We have heard discussion of the real-time information system, the fact that people’s benefit will be based on their current situation and the impact on business. This approach has been assessed as saving businesses £300 million a year. Those figures are signed off not by us, but by the Regulatory Policy Committee, which is a business-led organisation; they have been validated by business. Businesses are doing a lot of these calculations anyway, with the software doing it for them in most cases, but the streamlining of the system will save businesses cost overall. We are working closely with our colleagues at Her Majesty’s Revenue and Customs; there has been close working between the two departments. The Department for Work and Pensions is represented in the governance of HMRC’s real-time information programme at every level, and the DWP and HMRC have jointly presented to Parliament.
The right hon. Member for Birkenhead, in another bizarre, overstated allegation, said that there has been a mass exodus of senior civil servants on the programme. That is completely untrue. The senior responsible officer, Terry Moran, whom he will know from years gone by, has held that role since November 2010. The programme director has been in place since August 2011. At HMRC, the senior responsible officer for the real-time information service has retired—we still allow people to retire, even under our policies—but has been replaced by someone from the DWP. So the suggestion that people are just walking out the door is nonsense and is scaremongering.
I have only got two minutes, so I had better not give way.
We were asked about the position on domestic violence, an important issue raised by my hon. Friend Nicola Blackwood. It is an important issue in respect of provision for splitting payments, for example. The Government are absolutely committed to protecting those who are subject to domestic violence. For example, under universal credit victims of domestic violence will be exempt from things such as work search requirements for a three-month period. Although shared payments would normally be appropriate, because we know that most households budget together, clearly we will make alternative arrangements in exceptional cases. We have therefore retained powers to split payments between members of a couple, for example, in cases of domestic violence.
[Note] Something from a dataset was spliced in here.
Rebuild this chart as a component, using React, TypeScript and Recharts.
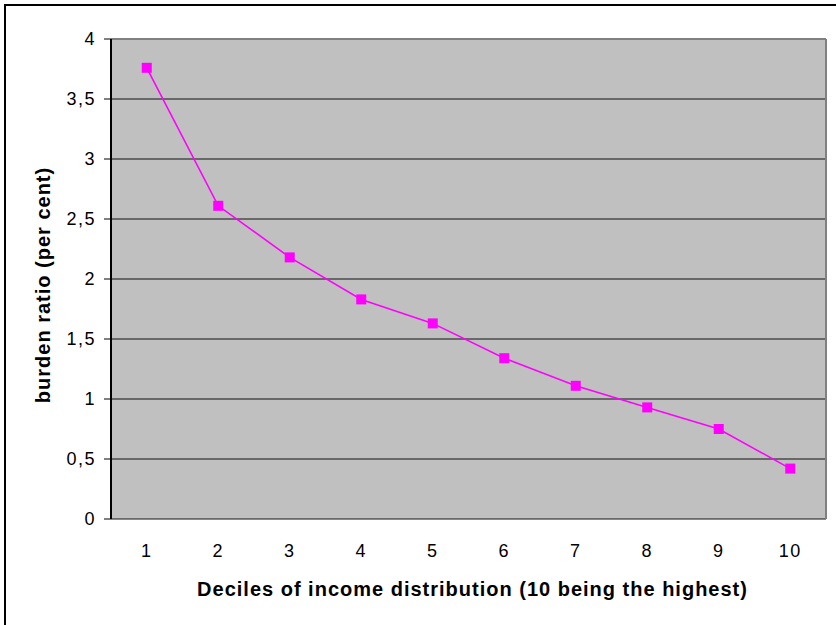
import React from 'react';
import { LineChart, Line, XAxis, YAxis, CartesianGrid, ReferenceLine } from 'recharts';

const deciles = [1, 2, 3, 4, 5, 6, 7, 8, 9, 10];
const burdenRatio = [3.76, 2.61, 2.18, 1.83, 1.63, 1.34, 1.11, 0.93, 0.75, 0.42];
const yTicks = [0, 0.5, 1, 1.5, 2, 2.5, 3, 3.5, 4];
const bandEdges = [0.5, 1.5, 2.5, 3.5, 4.5, 5.5, 6.5, 7.5, 8.5, 9.5, 10.5];
const xAxisTitle = 'Deciles of income distribution (10 being the highest)';
const yAxisTitle = 'burden ratio (per cent)';

const data = deciles.map((d, i) => ({ decile: d, ratio: burdenRatio[i] }));

const FONT = '"Liberation Sans", Arial, Helvetica, sans-serif';

const fmt = (v: number) => String(v).replace('.', ',');

const XTick = (props: any) => {
  const { x, y, payload } = props;
  return (
    <text x={x} y={y} dy="0.71em" textAnchor="middle" fill="#000" fontSize={18} letterSpacing={1.5} fontFamily={FONT}>
      {fmt(payload.value)}
    </text>
  );
};

const YTick = (props: any) => {
  const { x, y, payload } = props;
  return (
    <text x={x} y={y} dy="0.36em" textAnchor="end" fill="#000" fontSize={18} letterSpacing={1.5} fontFamily={FONT}>
      {fmt(payload.value)}
    </text>
  );
};

const SquareDot = (props: any) => {
  const { cx, cy } = props;
  if (cx == null || cy == null) return null;
  return <rect x={cx - 5} y={cy - 5} width={10} height={10} fill="#FF00FF" />;
};

export default function App() {
  return (
    <div
      style={{
        position: 'absolute',
        left: 0,
        top: 0,
        width: 836,
        height: 625,
        background: '#fff',
        overflow: 'hidden',
        fontFamily: FONT,
      }}
    >
      <div
        style={{
          position: 'absolute',
          left: 4,
          top: 4,
          width: 900,
          height: 700,
          borderTop: '2px solid #000',
          borderLeft: '2px solid #000',
        }}
      />
      <div style={{ position: 'absolute', left: 0, top: 0 }}>
        <LineChart
          width={836}
          height={625}
          data={data}
          margin={{ top: 39, right: 10, left: 0, bottom: 0 }}
          style={{ fontFamily: FONT }}
        >
          <CartesianGrid
            xAxisId="band"
            vertical={false}
            stroke="#111"
            fill="#C0C0C0"
            fillOpacity={1}
          />
          <XAxis
            xAxisId="band"
            type="number"
            dataKey="decile"
            domain={[0.5, 10.5]}
            ticks={bandEdges}
            interval={0}
            tickFormatter={() => ''}
            tickSize={7}
            tickLine={{ stroke: '#000' }}
            axisLine={{ stroke: '#000', strokeWidth: 2 }}
            height={0}
          />
          <XAxis
            xAxisId="lab"
            type="number"
            dataKey="decile"
            domain={[0.5, 10.5]}
            ticks={deciles}
            interval={0}
            tickLine={false}
            axisLine={false}
            tickSize={0}
            tickMargin={25}
            height={106}
            tick={<XTick />}
            label={{
              value: xAxisTitle,
              position: 'insideBottom',
              offset: 29,
              dx: 4,
              style: { fontWeight: 'bold', fontSize: 20, letterSpacing: 1, fill: '#000', fontFamily: FONT },
            }}
          />
          <YAxis
            domain={[0, 4]}
            ticks={yTicks}
            interval={0}
            width={111}
            tickSize={7}
            tickMargin={8}
            axisLine={{ stroke: '#000', strokeWidth: 2 }}
            tickLine={{ stroke: '#000' }}
            tick={<YTick />}
            label={{
              value: yAxisTitle,
              angle: -90,
              position: 'center',
              dx: -13,
              dy: 6,
              style: { fontWeight: 'bold', fontSize: 20, letterSpacing: 1, fill: '#000', fontFamily: FONT, textAnchor: 'middle' },
            }}
          />
          <ReferenceLine xAxisId="band" y={4} stroke="#808080" strokeWidth={2} />
          <ReferenceLine xAxisId="band" x={10.5} stroke="#808080" strokeWidth={2} />
          <Line
            xAxisId="band"
            type="linear"
            dataKey="ratio"
            stroke="#FF00FF"
            strokeWidth={1.6}
            dot={<SquareDot />}
            activeDot={false}
            isAnimationActive={false}
          />
        </LineChart>
      </div>
    </div>
  );
}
Details of those exemptions will be included in guidance.
We heard a large number of contributions and I cannot do justice to them all, but the key theme from Government Members has been a unified view that we must make work pay and that we should not listen to the naysayers. Frankly, it is always possible to get a newspaper headline by saying “Big Government IT project bound not to work”, because if it does work nobody will ever remember. That is always the way in which the Opposition conduct themselves, but we are in the business of making things happen. When my right hon. Friend the Secretary of State explained how closely he monitors the programme, he was not exaggerating. This project has probably had more hours of testing, evolution and making things work than any other with which I have been associated.
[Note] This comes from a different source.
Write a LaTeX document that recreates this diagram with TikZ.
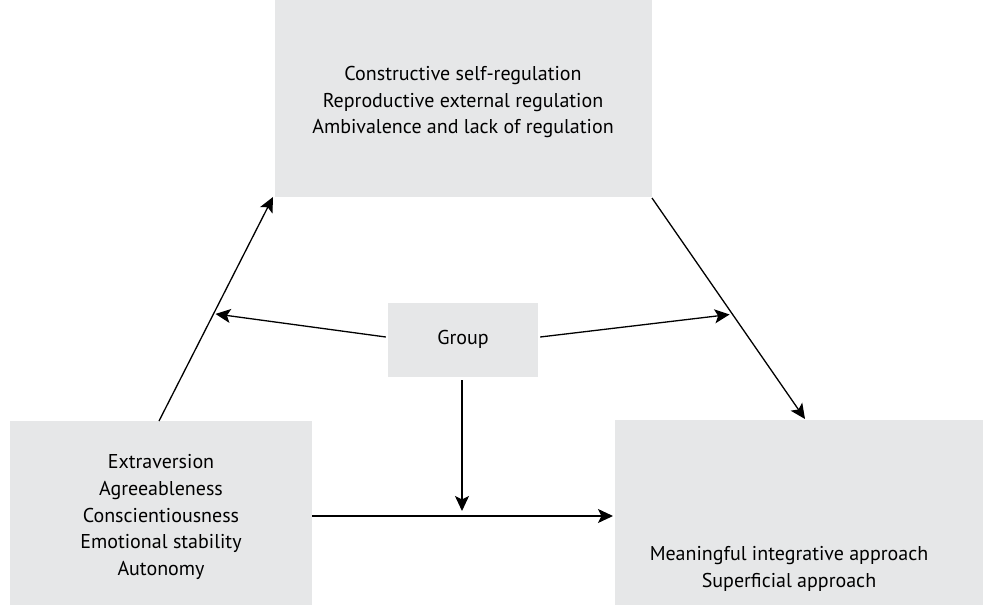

Yvonne Fovargue mentioned the 1988 benefit changes, which were a “big bang” change. Income support, supplementary benefit, family credit, the family income supplement and housing benefit were reformed all on a single day. This is a roll out over four to five years and we will get it right by doing it gradually, testing it, having pathfinders and bringing in groups one step at a time. We all saw what happened under the previous Government to the tax credit system when the changes were done in a “big bang”, but we will make this change gradually, get it right and make work pay, so we should reject the naysayers and reject the motion.